Rosyjskie media donoszą, że Siergiej Ławrow planuje udać się na spotkanie Organizacji Bezpieczeństwa i Współpracy w Europie, które odbędzie się w grudniu na Malcie. Do sprawy odniósł się szef polskiej dyplomacji Radosław Sikorski.

- „Rozważamy, jak do tego podejść. W gronie demokracji zachodnich podejmiemy decyzję, jak potraktować Ławrowa”

- powiedział.

Wątpliwości, w jaki sposób na plany rosyjskiego ministra powinni zareagować zachodni przywódcy, nie ma wicedyrektor Instytutu Stosunków Międzynarodowych UJK w Kielcach dr Witold Sokała.

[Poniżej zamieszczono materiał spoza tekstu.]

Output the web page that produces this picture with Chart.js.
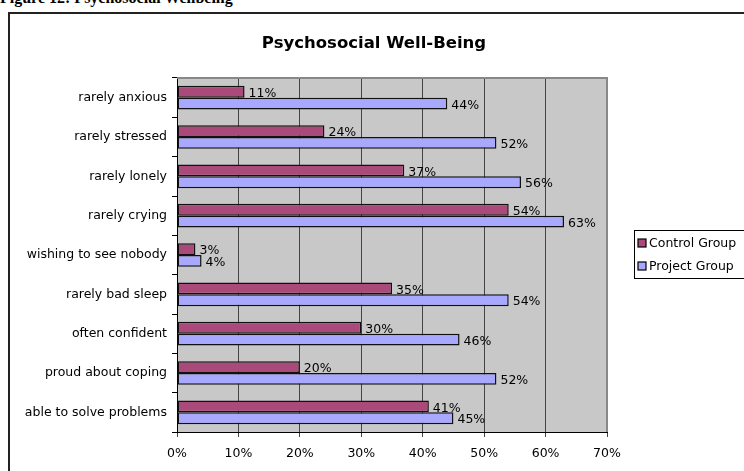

- „Moim zdaniem Siergiej Ławrow jako prominentny funkcjonariusz zbrodniczego reżimu, łamiącego prawo międzynarodowe w sposób ostentacyjny, nie powinien być wpuszczony na spotkanie OBWE. To jest element traktowania serio prawa międzynarodowego”

- stwierdził ekspert cytowany przez portal Onet.

Podkreślił, że to tak, „jakby w trakcie II wojny światowej zapraszać Joachima Ribbentropa na salony”.

Dodał, że jeżeli jednak Ławrow zostałby wpuszczony na spotkanie, wówczas minister Radosław Sikorski nie powinien podawać mu ręki, a zamiast tego „wprost i publicznie wypunktować wrogowi w oczy wszystkie grzechy, błędy i zbrodnie rosyjskie”. Przypomniał, że w taki sposób szef polskiego MSZ zachował się niedawno na forum ONZ.